Young America’s Foundation, a prominent conservative organization dedicated to passing on the nation’s founding principles to future generations, has filed a lawsuit against the University of Florida.

Students in Gainesville have struggled to bring high-profile conservatives to campus due to a policy that was implemented after an event with author Dinesh D’Souza. YAF spokesman Spencer Brown told Twitter followers on Wednesday that its UF chapter’s fortunes may change due to a federal lawsuit filed last week.

“NEW: @YAF announces federal lawsuit brought by the Young Americans for Freedom chapter at the University of Florida against their school for its attempts to censor conservative viewpoints,” he began a pair of tweets. “This past year, @UF denied the YAF chapter funding to host @DLoesch and @andrewklavan. That denial—and the timing of policy changes that, in function, only impact @UFloridaYAF—speaks loudly to UF’s true intention to prevent conservative ideas being heard on campus.”

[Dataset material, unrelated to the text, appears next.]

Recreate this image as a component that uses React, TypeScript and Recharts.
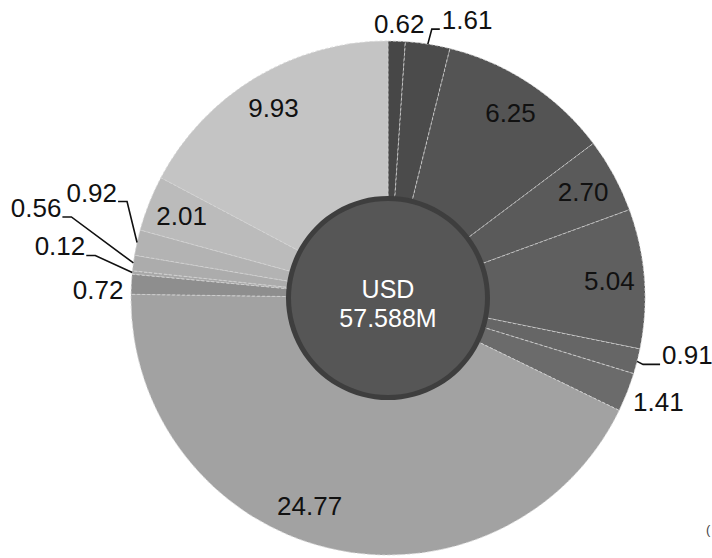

A statement put out by the organization on its 1st and 14th Amendments explains the situation as follows:

“Without applying any objective criteria, the University of Florida subjectively designates student organizations into one of two categories — budgeted and non-budgeted. Unsurprisingly, the University placed UF YAF in the non-budgeted category despite the chapter’s efforts to obtain budgeted status. Budgeted student organizations receive annual funding from student activity fees automatically. Non-budgeted student groups — those not favored by UF — have to petition the school for funding for each event, and the disparate treatment doesn’t stop there.

UF’s new policy also disqualifies non-budgeted student organizations from obtaining student activity fee funding if it goes toward a guest speaker’s honoraria. By contrast, budgeted student organizations can use student activity fee funding to pay a speakers’ honoraria.

Over the last two years, UF YAF is the only non-budgeted student organization to request student activity funding to pay for a guest speaker’s honoraria.”

“The university forces YAF to play an arbitrary, complex game of Chutes and Ladders in the funding process, wherein the student group can continually be sent back to the beginning of the game at the sole discretion of the student government,” Alliance Defending Freedom Legal Counsel Blake Meadows added on YAF’s website.

UF Communications spokeswoman Margot Winick rejected those assertions when contacted by The Washington Times.

“The University of Florida is committed to upholding the First Amendment right to free speech and promoting a campus community that is open to all points of view,” she said via email Wednesday.

She added that a more extensive response would be issued when the school reopens after the holiday break on January 2.